Dans la Fédération Wallonie-Bruxelles, un enfant sur 100 ne vit pas dans sa famille biologique. Sur 600 000 mineurs francophones, 6000 environ grandissent hors de leur foyer d’origine : la moitié en internats et institutions publiques de protection de la jeunesse, et une petite moitié en familles d’accueil.
Il y a plusieurs types de famille d’accueil. On distingue principalement celles appartenant à la famille élargie de l’enfant (accueil intrafamilial) et celles sélectionnées. Ces dernières font aujourd’hui défaut. Alertée, la fondation roi Baudouin, avec le soutien de la ministre de la Jeunesse et de l’Aide à la jeunesse, a confié une recherche sur cette problématique au Panel démographie familiale de l’Institut des sciences humaines et sociales (ISHS) de l’ULg. Au travers de questionnaires et d’entretiens réalisés au sein des familles d’accueil, l’équipe dirigée par Marie-Thérèse Casman de l’ISHS a cherché à mieux connaître le profil des familles, à identifier leurs besoins et à évaluer leurs rapports avec les différents services qui interviennent dans le placement. Intitulée “A la rencontre des familles d’accueil : profils, vécus, attentes”, l’étude a été récemment présentée et est disponible sur le site de la fondation roi Baudouin*.

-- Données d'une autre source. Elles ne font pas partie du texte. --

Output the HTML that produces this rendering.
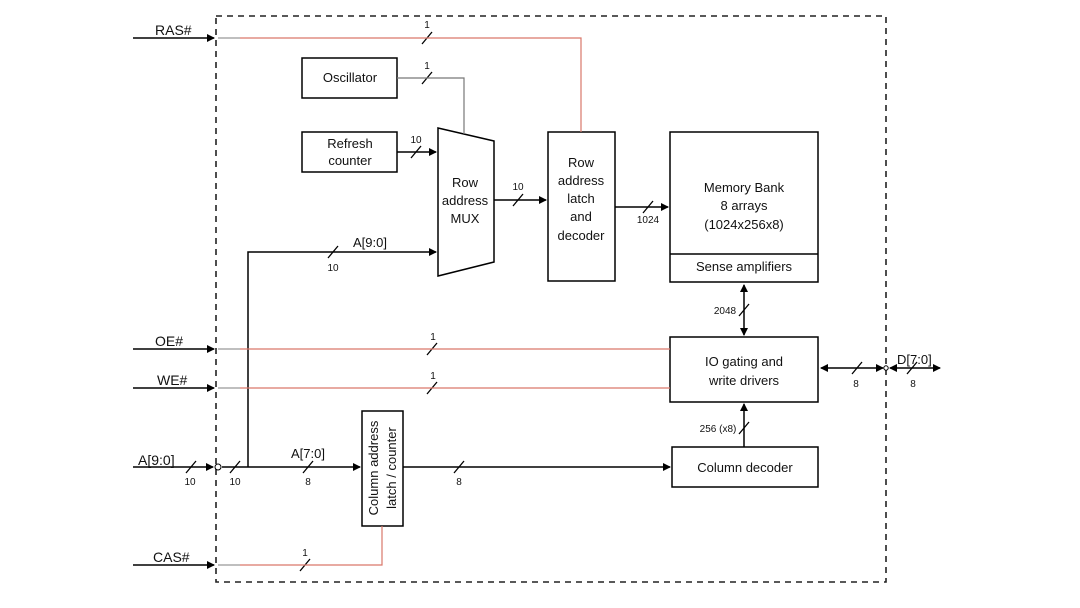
<!DOCTYPE html>
<html><head><meta charset="utf-8"><style>
html,body{margin:0;padding:0;background:#fff;width:1080px;height:608px;overflow:hidden}
text{font-family:"Liberation Sans","DejaVu Sans",sans-serif;fill:#111}
</style></head><body>
<svg width="1080" height="608" viewBox="0 0 1080 608" xmlns="http://www.w3.org/2000/svg">
<defs>
<marker id="a" markerWidth="8" markerHeight="8" refX="7" refY="4" orient="auto" markerUnits="userSpaceOnUse"><path d="M0,0 L8,4 L0,8 z" fill="#000"/></marker>
<marker id="s" markerWidth="8" markerHeight="8" refX="1" refY="4" orient="auto" markerUnits="userSpaceOnUse"><path d="M8,0 L0,4 L8,8 z" fill="#000"/></marker>
</defs>
<rect x="216" y="16" width="670" height="566" fill="none" stroke="#222" stroke-width="1.6" stroke-dasharray="6,5"/>
<g fill="none" stroke="#000" stroke-width="1.5">
<rect x="302" y="58" width="95" height="40"/>
<rect x="302" y="132" width="95" height="40"/>
<path d="M438,128 L494,141 L494,262 L438,276 Z"/>
<rect x="548" y="132" width="67" height="149"/>
<rect x="670" y="132" width="148" height="150"/>
<line x1="670" y1="254" x2="818" y2="254"/>
<rect x="670" y="337" width="148" height="65"/>
<rect x="672" y="447" width="146" height="40"/>
<rect x="362" y="411" width="41" height="115"/>
<line x1="133" y1="38" x2="214" y2="38" marker-end="url(#a)"/>
<line x1="133" y1="349" x2="214" y2="349" marker-end="url(#a)"/>
<line x1="133" y1="388" x2="214" y2="388" marker-end="url(#a)"/>
<line x1="133" y1="565" x2="214" y2="565" marker-end="url(#a)"/>
<line x1="133" y1="467" x2="213" y2="467" marker-end="url(#a)"/>
<line x1="222" y1="467" x2="360" y2="467" marker-end="url(#a)"/>
<polyline points="248,467 248,252 436,252" marker-end="url(#a)"/>
<line x1="397" y1="152" x2="436" y2="152" marker-end="url(#a)"/>
<line x1="494" y1="200" x2="546" y2="200" marker-end="url(#a)"/>
<line x1="615" y1="207" x2="668" y2="207" marker-end="url(#a)"/>
<line x1="403" y1="467" x2="670" y2="467" marker-end="url(#a)"/>
<line x1="744" y1="285" x2="744" y2="335" marker-start="url(#s)" marker-end="url(#a)"/>
<line x1="744" y1="447" x2="744" y2="404" marker-end="url(#a)"/>
<line x1="821" y1="368" x2="883" y2="368" marker-start="url(#s)" marker-end="url(#a)"/>
<line x1="890" y1="368" x2="940" y2="368" marker-start="url(#s)" marker-end="url(#a)"/>
<g stroke-width="1.3">
<line x1="422" y1="44" x2="432" y2="32"/>
<line x1="422" y1="84" x2="432" y2="72"/>
<line x1="411" y1="158" x2="421" y2="146"/>
<line x1="513" y1="206" x2="523" y2="194"/>
<line x1="643" y1="213" x2="653" y2="201"/>
<line x1="328" y1="258" x2="338" y2="246"/>
<line x1="427" y1="355" x2="437" y2="343"/>
<line x1="427" y1="394" x2="437" y2="382"/>
<line x1="186" y1="473" x2="196" y2="461"/>
<line x1="230" y1="473" x2="240" y2="461"/>
<line x1="303" y1="473" x2="313" y2="461"/>
<line x1="454" y1="473" x2="464" y2="461"/>
<line x1="300" y1="571" x2="310" y2="559"/>
<line x1="739" y1="316" x2="749" y2="304"/>
<line x1="739" y1="434" x2="749" y2="422"/>
<line x1="852" y1="374" x2="862" y2="362"/>
<line x1="907" y1="374" x2="917" y2="362"/>
</g>
</g>
<g fill="none" stroke-width="1.2">
<line x1="218" y1="38" x2="240" y2="38" stroke="#999"/>
<polyline points="240,38 581,38 581,132" stroke="#d9776a"/>
<polyline points="397,78 464,78 464,134" stroke="#777"/>
<line x1="218" y1="349" x2="240" y2="349" stroke="#999"/>
<line x1="240" y1="349" x2="670" y2="349" stroke="#d9776a"/>
<line x1="218" y1="388" x2="240" y2="388" stroke="#999"/>
<line x1="240" y1="388" x2="670" y2="388" stroke="#d9776a"/>
<line x1="218" y1="565" x2="240" y2="565" stroke="#999"/>
<polyline points="240,565 382,565 382,526" stroke="#d9776a"/>
</g>
<circle cx="218" cy="467" r="3" fill="#fff" stroke="#000" stroke-width="1"/>
<circle cx="886" cy="368" r="2.2" fill="#fff" stroke="#000" stroke-width="1"/>
<g font-size="14">
<text x="155" y="35">RAS#</text>
<text x="155" y="346">OE#</text>
<text x="157" y="385">WE#</text>
<text x="138" y="465">A[9:0]</text>
<text x="153" y="562">CAS#</text>
<text x="897" y="364" font-size="13">D[7:0]</text>
</g>
<g font-size="13" text-anchor="middle">
<text x="350" y="82">Oscillator</text>
<text x="350" y="148">Refresh</text>
<text x="350" y="165">counter</text>
<text x="465" y="187">Row</text>
<text x="465" y="205">address</text>
<text x="465" y="223">MUX</text>
<text x="581" y="167">Row</text>
<text x="581" y="185">address</text>
<text x="581" y="203">latch</text>
<text x="581" y="221">and</text>
<text x="581" y="240">decoder</text>
<text x="744" y="192">Memory Bank</text>
<text x="744" y="210">8 arrays</text>
<text x="744" y="229">(1024x256x8)</text>
<text x="744" y="271">Sense amplifiers</text>
<text x="744" y="366">IO gating and</text>
<text x="744" y="385">write drivers</text>
<text x="745" y="472">Column decoder</text>
<text x="370" y="247">A[9:0]</text>
<text x="308" y="458">A[7:0]</text>
<text transform="translate(378,468) rotate(-90)" font-size="13">
<tspan x="0" y="0">Column address</tspan><tspan x="0" y="18">latch / counter</tspan></text>
</g>
<g font-size="10" text-anchor="middle">
<text x="427" y="28">1</text>
<text x="427" y="69">1</text>
<text x="416" y="143">10</text>
<text x="518" y="190">10</text>
<text x="648" y="223">1024</text>
<text x="333" y="271">10</text>
<text x="433" y="340">1</text>
<text x="433" y="379">1</text>
<text x="190" y="485">10</text>
<text x="235" y="485">10</text>
<text x="308" y="485">8</text>
<text x="459" y="485">8</text>
<text x="305" y="556">1</text>
<text x="725" y="314">2048</text>
<text x="718" y="432">256 (x8)</text>
<text x="856" y="387">8</text>
<text x="913" y="387">8</text>
</g>
</svg>
</body></html>
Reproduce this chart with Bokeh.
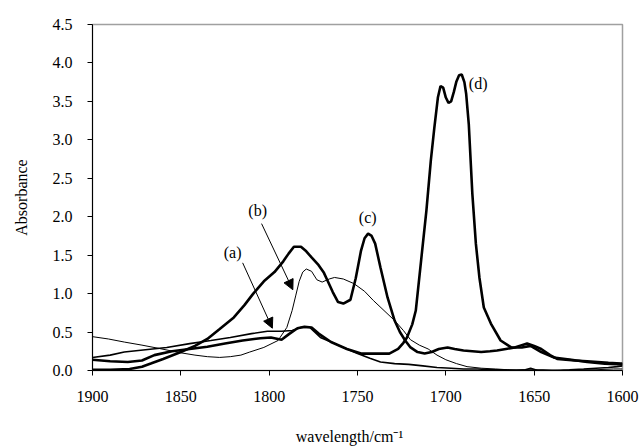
from bokeh.plotting import figure
from bokeh.models import Range1d, FixedTicker, NumeralTickFormatter, Label, Arrow, NormalHead
from bokeh.embed import file_html
from bokeh.resources import INLINE

# ---- data (wavenumber / absorbance) ----
a_x = [1900, 1890, 1882, 1870, 1858, 1845, 1833, 1822, 1810, 1801, 1793, 1787, 1782, 1777, 1771, 1766,
       1761, 1755, 1750, 1743, 1737, 1729, 1721, 1713, 1705, 1697, 1690, 1682, 1675, 1667, 1660, 1655,
       1652, 1648, 1640, 1630, 1622, 1615, 1608, 1603, 1600]
a_y = [0.17, 0.20, 0.24, 0.27, 0.30, 0.35, 0.39, 0.43, 0.48, 0.51, 0.51, 0.52, 0.56, 0.56, 0.43, 0.38,
       0.33, 0.27, 0.22, 0.16, 0.11, 0.09, 0.08, 0.06, 0.04, 0.03, 0.02, 0.02, 0.01, 0.01, 0.00, 0.01,
       0.03, 0.00, 0.00, 0.01, 0.02, 0.03, 0.04, 0.05, 0.06]

b_x = [1900, 1891, 1882, 1872, 1863, 1850, 1842, 1835, 1828, 1822, 1816, 1811, 1803, 1795, 1790, 1787,
       1785, 1783, 1781, 1779, 1776, 1773, 1770, 1766, 1763, 1758, 1752, 1746, 1741, 1735, 1729, 1724,
       1720, 1715, 1710, 1705, 1700, 1694, 1688, 1680, 1672, 1665, 1655, 1645, 1635, 1625, 1615, 1605, 1600]
b_y = [0.44, 0.41, 0.37, 0.33, 0.29, 0.23, 0.20, 0.18, 0.17, 0.18, 0.20, 0.24, 0.30, 0.39, 0.56, 0.78,
       0.97, 1.16, 1.28, 1.32, 1.29, 1.18, 1.15, 1.19, 1.21, 1.19, 1.13, 1.03, 0.91, 0.78, 0.65, 0.52,
       0.40, 0.33, 0.28, 0.20, 0.14, 0.09, 0.05, 0.03, 0.02, 0.01, 0.01, 0.01, 0.00, 0.01, 0.01, 0.02, 0.02]

c_x = [1900, 1890, 1879, 1872, 1867, 1860, 1850, 1842, 1835, 1828, 1820, 1814, 1809, 1803, 1797, 1792,
       1789, 1786, 1782, 1779, 1776, 1772, 1769, 1767, 1764, 1761, 1758, 1754, 1751, 1748, 1746, 1744,
       1742, 1740, 1737, 1733, 1729, 1726, 1723, 1720, 1716, 1712, 1708, 1704, 1699, 1695, 1690, 1685,
       1680, 1675, 1671, 1666, 1661, 1657, 1654, 1650, 1646, 1641, 1637, 1632, 1627, 1620, 1614, 1608, 1601, 1600]
c_y = [0.01, 0.01, 0.02, 0.05, 0.09, 0.15, 0.24, 0.32, 0.41, 0.54, 0.69, 0.85, 1.00, 1.16, 1.28, 1.42,
       1.52, 1.61, 1.61, 1.55, 1.47, 1.37, 1.27, 1.17, 1.02, 0.89, 0.87, 0.92, 1.20, 1.56, 1.72, 1.78,
       1.75, 1.65, 1.34, 0.95, 0.65, 0.50, 0.39, 0.30, 0.24, 0.22, 0.24, 0.28, 0.30, 0.28, 0.26, 0.25,
       0.24, 0.25, 0.26, 0.28, 0.30, 0.33, 0.35, 0.32, 0.28, 0.20, 0.15, 0.14, 0.13, 0.12, 0.11, 0.10, 0.09, 0.09]

d_x = [1900, 1890, 1880, 1872, 1865, 1855, 1845, 1835, 1825, 1815, 1805, 1799, 1793, 1789, 1784, 1780,
       1776, 1772, 1765, 1756, 1748, 1740, 1732, 1727, 1724, 1722, 1719, 1717, 1714, 1711, 1708.5, 1706.5,
       1704.5, 1703, 1701.5, 1700, 1698.5, 1697, 1695.5, 1694, 1692.5, 1691, 1689.5, 1688.5, 1687, 1685,
       1683, 1681, 1678.5, 1674.5, 1669, 1663, 1657, 1652, 1646, 1639, 1629, 1620, 1610, 1600]
d_y = [0.14, 0.12, 0.11, 0.13, 0.20, 0.25, 0.28, 0.31, 0.35, 0.39, 0.42, 0.43, 0.40, 0.47, 0.55, 0.57,
       0.56, 0.48, 0.37, 0.28, 0.22, 0.22, 0.22, 0.28, 0.36, 0.43, 0.60, 0.78, 1.43, 2.08, 2.73, 3.16,
       3.55, 3.70, 3.68, 3.55, 3.48, 3.50, 3.62, 3.76, 3.84, 3.85, 3.75, 3.60, 3.20, 2.30,
       1.65, 1.21, 0.82, 0.61, 0.39, 0.30, 0.30, 0.32, 0.24, 0.17, 0.14, 0.11, 0.09, 0.08]

x_ticks = [1900, 1850, 1800, 1750, 1700, 1650, 1600]
y_ticks = [0.0, 0.5, 1.0, 1.5, 2.0, 2.5, 3.0, 3.5, 4.0, 4.5]

curve_labels = ["(a)", "(b)", "(c)", "(d)"]
label_pos = [(1820.7, 1.53), (1806.5, 2.08), (1744.2, 1.99), (1687.0, 3.73)]
arrows = [((1815.0, 1.40), (1798.2, 0.55)), ((1804.3, 1.91), (1786.6, 1.05))]

FONT = "Liberation Serif"

p = figure(width=641, height=448, output_backend="svg", toolbar_location=None,
           x_range=Range1d(1900, 1600), y_range=Range1d(0, 4.5),
           min_border_left=92, min_border_right=19, min_border_top=24, min_border_bottom=78)
p.xgrid.visible = False
p.ygrid.visible = False
p.outline_line_color = "#a0a0a0"
p.outline_line_width = 1.5
p.background_fill_color = "white"
p.border_fill_color = "white"

for ax in (p.xaxis[0], p.yaxis[0]):
    ax.axis_line_color = "black"
    ax.major_tick_line_color = "black"
    ax.minor_tick_line_color = None
    ax.major_tick_in = 0
    ax.major_tick_out = 5
    ax.major_label_text_font = FONT
    ax.major_label_text_font_size = "16px"
    ax.major_label_text_color = "black"
    ax.axis_label_text_font = FONT
    ax.axis_label_text_font_size = "16px"
    ax.axis_label_text_font_style = "normal"
    ax.axis_label_text_color = "black"

p.xaxis.ticker = FixedTicker(ticks=x_ticks)
p.yaxis.ticker = FixedTicker(ticks=y_ticks)
p.yaxis.formatter = NumeralTickFormatter(format="0.0")
p.xaxis.major_label_standoff = 15
p.yaxis.major_label_standoff = 15

p.yaxis.axis_label = "Absorbance"
p.yaxis.axis_label_standoff = 20
p.xaxis.axis_label = "wavelength/cm\u207b\u00b9\u00a0\u00a0\u00a0\u00a0"
p.xaxis.axis_label_standoff = 23

p.line(a_x, a_y, line_color="black", line_width=1.6)
p.line(b_x, b_y, line_color="black", line_width=1.0)
p.line(c_x, c_y, line_color="black", line_width=2.6)
p.line(d_x, d_y, line_color="black", line_width=2.6)

for txt, (lx, ly) in zip(curve_labels, label_pos):
    align = "left" if txt == "(d)" else "center"
    p.add_layout(Label(x=lx, y=ly, text=txt, text_font=FONT, text_font_size="16px",
                       text_align=align, text_baseline="middle", text_color="black"))

for (tail, tip) in arrows:
    p.add_layout(Arrow(x_start=tail[0], y_start=tail[1], x_end=tip[0], y_end=tip[1],
                       line_color="black", line_width=1,
                       end=NormalHead(size=10, fill_color="black", line_color="black")))

open("out.html", "w").write(file_html(p, INLINE))
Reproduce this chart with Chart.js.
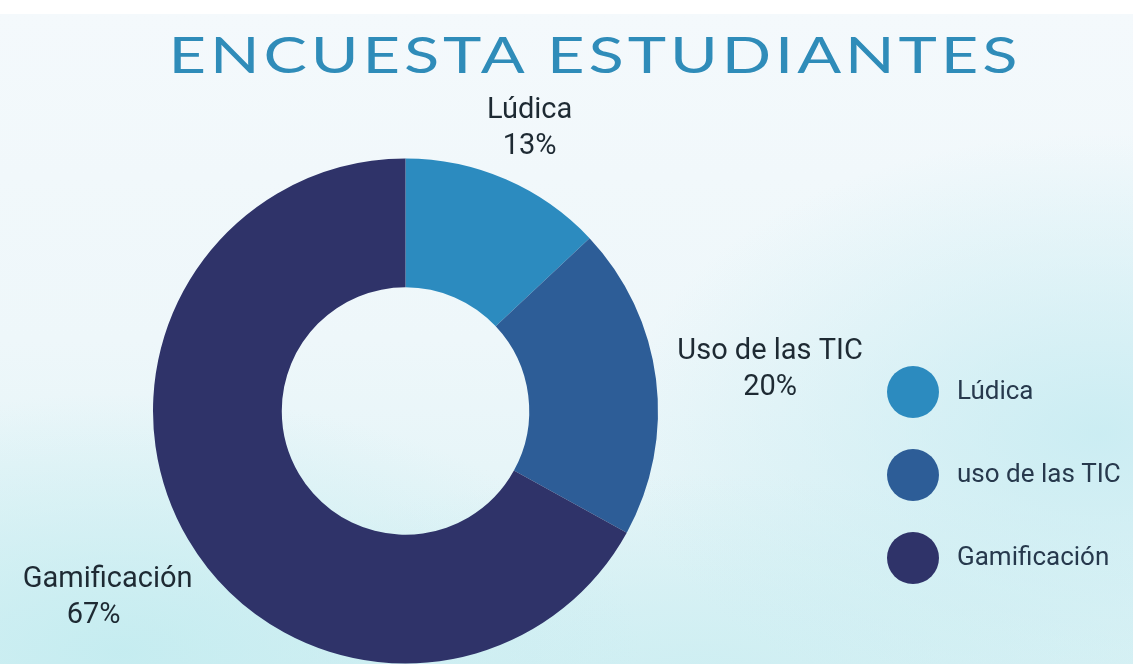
<!DOCTYPE html>
<html>
<head>
<meta charset="utf-8">
<script src="https://cdn.jsdelivr.net/npm/chart.js@4.4.0/dist/chart.umd.min.js"></script>
<style>
    html, body { margin: 0; padding: 0; }
    body {
        width: 1133px;
        height: 664px;
        overflow: hidden;
        background: #ffffff;
        position: relative;
        font-family: Roboto, sans-serif;
    }
    .wash {
        position: absolute;
        left: 0;
        top: 14px;
        width: 1133px;
        height: 650px;
        background:
            radial-gradient(ellipse 520px 260px at 120px 640px, rgba(196, 236, 240, 0.95), rgba(196, 236, 240, 0) 100%),
            radial-gradient(ellipse 480px 300px at 1100px 420px, rgba(200, 236, 242, 0.9), rgba(200, 236, 242, 0) 100%),
            radial-gradient(ellipse 600px 200px at 700px 660px, rgba(205, 238, 242, 0.9), rgba(205, 238, 242, 0) 100%),
            linear-gradient(180deg, #f4f9fc 0%, #eef7fa 50%, #dcf2f5 100%);
    }
    .title {
        position: absolute;
        left: 0;
        width: 1190px;
        top: 24px;
        text-align: center;
        font-family: Lato, sans-serif;
        font-size: 50px;
        letter-spacing: 3px;
        color: #2f8cb9;
        line-height: 60px;
        transform: scaleX(1.3);
        transform-origin: 595px 0;
    }
    #chartWrap {
        position: absolute;
        left: 0;
        top: 0;
        width: 1133px;
        height: 664px;
    }
</style>
</head>
<body>
<div class="wash"></div>
<div class="title">ENCUESTA ESTUDIANTES</div>
<div id="chartWrap"><canvas id="surveyChart"></canvas></div>

<script>
// Survey data
const categories = ['Lúdica', 'Uso de las TIC', 'Gamificación'];
const legendLabels = ['Lúdica', 'uso de las TIC', 'Gamificación'];
const percentages = [13, 20, 67];
const sliceColors = ['#2c8bbf', '#2d5d97', '#2f3369'];

// Outside labels: category name over percentage, placed along the slice mid-angle
const outsideLabels = {
    id: 'outsideLabels',
    afterDatasetsDraw(chart, args, opts) {
        const ctx = chart.ctx;
        const meta = chart.getDatasetMeta(0);
        ctx.save();
        ctx.font = opts.font;
        ctx.fillStyle = opts.color;
        ctx.textAlign = 'center';
        ctx.textBaseline = 'middle';
        meta.data.forEach((arc, i) => {
            const mid = (arc.startAngle + arc.endAngle) / 2;
            const dist = arc.outerRadius + opts.offsets[i];
            const x = arc.x + Math.cos(mid) * dist;
            const y = arc.y + Math.sin(mid) * dist + opts.dy;
            ctx.fillText(chart.data.labels[i], x + opts.dx1[i], y - opts.lineGap / 2);
            ctx.fillText(chart.data.datasets[0].data[i] + '%', x + opts.dx2[i], y + opts.lineGap / 2);
        });
        ctx.restore();
    }
};

// Legend with big round markers on the right
const dotLegend = {
    id: 'dotLegend',
    afterDraw(chart, args, opts) {
        const ctx = chart.ctx;
        const colors = chart.data.datasets[0].backgroundColor;
        ctx.save();
        ctx.font = opts.font;
        ctx.textBaseline = 'middle';
        ctx.textAlign = 'left';
        opts.labels.forEach((label, i) => {
            const y = opts.y + i * opts.spacing;
            ctx.beginPath();
            ctx.arc(opts.x, y, opts.radius, 0, Math.PI * 2);
            ctx.fillStyle = colors[i];
            ctx.fill();
            ctx.fillStyle = opts.color;
            ctx.fillText(label, opts.x + opts.radius + 18, y);
        });
        ctx.restore();
    }
};

const ctx = document.getElementById('surveyChart');
new Chart(ctx, {
    type: 'doughnut',
    data: {
        labels: categories,
        datasets: [{
            data: percentages,
            backgroundColor: sliceColors,
            borderWidth: 0
        }]
    },
    options: {
        responsive: true,
        maintainAspectRatio: false,
        animation: false,
        cutout: '49%',
        layout: {
            padding: { left: 153, right: 475, top: 158, bottom: 0 }
        },
        plugins: {
            legend: { display: false },
            tooltip: { enabled: false },
            outsideLabels: {
                font: '29px Roboto',
                color: '#1e2a33',
                lineGap: 36,
                dy: 5,
                offsets: [60, 115, 104],
                dx1: [0, 0, 9],
                dx2: [0, 0, -5]
            },
            dotLegend: {
                labels: legendLabels,
                x: 913,
                y: 392,
                spacing: 83,
                radius: 26,
                font: '26px Roboto',
                color: '#27394d'
            }
        }
    },
    plugins: [outsideLabels, dotLegend]
});
</script>
</body>
</html>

Actuellement, la liste des placements en attente est longue. Du côté francophone, il manquerait environ 200 familles d’accueil. « On attribue cette pénurie à plusieurs facteurs, dont l’accroissement de l’individualisme dans la société, postule Marie-Thérèse Casman. Cela tient également au fait que les femmes sont plus actives en dehors du foyer et ont moins de temps à consacrer à un enfant qui demande beaucoup de soin et d’attention, sans compter les éventuels frais de santé à prendre en charge. Bien souvent, des visites chez un logopède, un psychologue ou un psychiatre sont nécessaires. De plus, le rôle des familles d’accueil est méconnu et peu valorisé dans la population. » Même si elle est nécessaire, la longueur de la procédure de recrutement s’étalant généralement sur neuf mois – tout un symbole – peut également décourager les familles candidates, si bien que 75 % d’entre elles renoncent en cours de route.
En outre, contrairement à l’adoption encadrée par le droit de la famille, les parents d’accueil ne bénéficient toujours pas de statut légal. Dans l’étude réalisée par l’ISHS, 73 % des répondants au questionnaire seraient favorables à l’existence d’une “assise légale leur reconnaissant certains droits”. Celle-ci leur permettrait d’intervenir plus facilement dans les décisions quotidiennes. En effet, même lorsque les relations entre les parents d’origine et la famille d’accueil sont satisfaisantes, cette dernière craint que l’enfant retourne dans un milieu peu bénéfique sans qu’elle puisse agir. Notons cependant que l’esprit du décret de mars 1991 relève davantage du supplétif que du substitutif.
Une nouvelle campagne de sensibilisation en faveur de l’accueil familial vient d’être lancée par le cabinet Huytebroeck. Des moyens supplémentaires vont être alloués, renforçant le rôle d’encadrement des familles réalisé par les services de placement familial. Si 61 % des familles d’accueil conseillent vivement la démarche, d’importants efforts restent à entreprendre afin d’aider les parents d’origine à surmonter leurs difficultés. A défaut d’un retour de l’enfant dans la cellule familiale, travailler au maintien d’un lien affectif sain et durable reste une priorité.
En 2008, l’ISHS avait déjà, à la demande de la Fédération des services de placement familial et le fonds social des Institutions et services d’aide aux jeunes et aux handicapés (Isajh), arpenté ce terrain en récoltant, dix ans après leur majorité, la parole des jeunes autrefois placés dans des familles. Une soixantaine de jeunes avaient été interrogés : manifestement, l’évolution de ces jeunes était globalement positive même s’ils manifestaient certaines fragilités, notamment en termes d’accès à un diplôme supérieur. La plupart d’entre eux avaient par ailleurs conservé des relations avec leurs parents d’accueil.